I don’t usually include beta-like comments in a story review, but since you specifically asked for them, in order to be able to clean up tiny flaws in your manuscript, I will mention what I noticed.
Section 4: One that little scrap of metal Did you mean On instead of One?
Section 8: talked o her in a quiet, gentle voice. You mean talked to her…
Section 9: crush of Teddy Lupin Maybe this is just a difference in British/American idiom; in America we would say crush on…
Section 15: muttered comforting words in her ear. I think you want the present tense mutter, to be parallel with the present tense brush earlier in this sentence.
There is some confusion in the usage of who/whom in these three places:
Section 11: …they were quiet, well-behaved children whom enjoyed playing tag…
Section 16: …tiny, unnamed baby whom had never really been much more than a soul.
Section 21: …second cousin of Grandma Weasley’s whom had been an accountant.
Who is the form of the relative pronoun used as a subject; whom is the form of the relative pronoun used as a direct object. To choose quickly and accurately between them, use this trick.

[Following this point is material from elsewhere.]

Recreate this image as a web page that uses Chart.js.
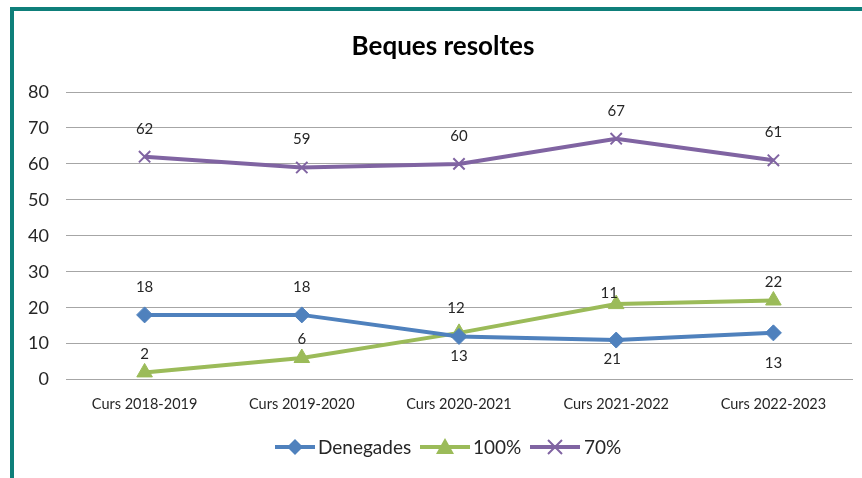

First, isolate the dependent clause containing the relative pronoun:
..whom enjoyed playing tag.
..whom had really never been much more than soul
..whom had been an accountant.
Next, change these dependent clauses into little independent sentences by replacing the relative pronoun (who or whom) by a personal pronoun such as he (subject) or him (direct object); use they or them if a plural is called for.

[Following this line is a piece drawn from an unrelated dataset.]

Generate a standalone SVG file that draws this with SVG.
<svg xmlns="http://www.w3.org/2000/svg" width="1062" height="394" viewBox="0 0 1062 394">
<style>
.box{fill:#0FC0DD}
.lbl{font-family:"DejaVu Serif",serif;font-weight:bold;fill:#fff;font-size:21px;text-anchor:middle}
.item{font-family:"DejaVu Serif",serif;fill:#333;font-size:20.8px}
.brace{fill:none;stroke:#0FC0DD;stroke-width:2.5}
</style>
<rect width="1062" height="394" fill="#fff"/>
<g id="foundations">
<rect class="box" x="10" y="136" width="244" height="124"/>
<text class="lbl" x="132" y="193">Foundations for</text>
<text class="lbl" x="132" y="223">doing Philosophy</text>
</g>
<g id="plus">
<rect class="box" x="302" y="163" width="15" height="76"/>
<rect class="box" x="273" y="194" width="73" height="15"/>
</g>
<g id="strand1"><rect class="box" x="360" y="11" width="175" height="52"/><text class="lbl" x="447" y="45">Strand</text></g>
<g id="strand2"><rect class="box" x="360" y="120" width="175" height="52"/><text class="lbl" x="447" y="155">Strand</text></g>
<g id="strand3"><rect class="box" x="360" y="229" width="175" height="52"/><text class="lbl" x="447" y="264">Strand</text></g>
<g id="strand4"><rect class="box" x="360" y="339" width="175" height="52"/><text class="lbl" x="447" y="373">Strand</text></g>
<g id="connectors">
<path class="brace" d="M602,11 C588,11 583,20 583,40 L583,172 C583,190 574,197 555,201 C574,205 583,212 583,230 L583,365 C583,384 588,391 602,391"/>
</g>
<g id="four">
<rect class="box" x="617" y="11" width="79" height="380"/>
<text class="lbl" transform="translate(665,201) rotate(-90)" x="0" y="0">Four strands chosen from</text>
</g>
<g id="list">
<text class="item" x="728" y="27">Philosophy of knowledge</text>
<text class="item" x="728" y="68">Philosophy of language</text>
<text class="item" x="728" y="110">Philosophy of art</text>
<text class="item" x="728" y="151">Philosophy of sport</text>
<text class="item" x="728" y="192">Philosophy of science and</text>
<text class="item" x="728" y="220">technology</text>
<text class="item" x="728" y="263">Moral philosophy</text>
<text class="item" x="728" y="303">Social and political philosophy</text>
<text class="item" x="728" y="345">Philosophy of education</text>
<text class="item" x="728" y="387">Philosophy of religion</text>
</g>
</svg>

In the first of these three mini-sentences, that would give you They enjoyed playing tag versus Them enjoyed playing tag; obviously “they” is the grammatical choice in this mini-sentence, so you know that you need “who” (not “whom”) in your story’s sentence.
If you try this with your other two problem sentences, substituting both “he” and “him” to see what sounds right, you will quickly see that “whom” in your story sentences needs to be changed to “who” in both instances.
In cases where the direct-object form “whom” is correct, this test procedure might require a little rearrangement of words in the test mini-sentences. For example:
Mary recognized the man [who? whom?] I saw in the park.
The test mini-sentences might seem a little awkward: He I saw in the park versus Him I saw in the park, but if we rearrange the words into a more normal order: I saw he in the park versus I saw him in the park, then it becomes clear that the word needed is “whom”, not “who”.
I do not mean to go on and on about this, but I sensed that you did want your stories to be as error-free as possible, so this trick can help you fix, not only this story, but other stories also.
To leave off beta-ing and get back to reviewing, I will close by saying that I really enjoyed this little story and thought that it was quite imaginative. Maybe you tried this format as an experiment. If so, it worked just fine. Thanks for writing.
Author's Response: Thank you again for your review. I love reviewers like you because I can tell that you honestly care about what you are reading, which is a tremendous compliment to the writer in itself. I'm glad you enjoyed the format (it was a bit of an experiment) and appreciate that you noticed the story arc of self-discovery. I find it interesting that you noticed the parallel of Lily/Petunia and Lucy/Patricia as that wasn't intentional, but looking back on it I can see that that would have been a clever little touch to add, had I thought of it ;). I cannot thank you enough for pointing out the little spelling/grammatical errors and I'll fix them as soon as possible. Thank you, especially, for giving me the hint about the who/whom use. I've never been able to figure that out before. Thank you for giving me a quick and simple fix.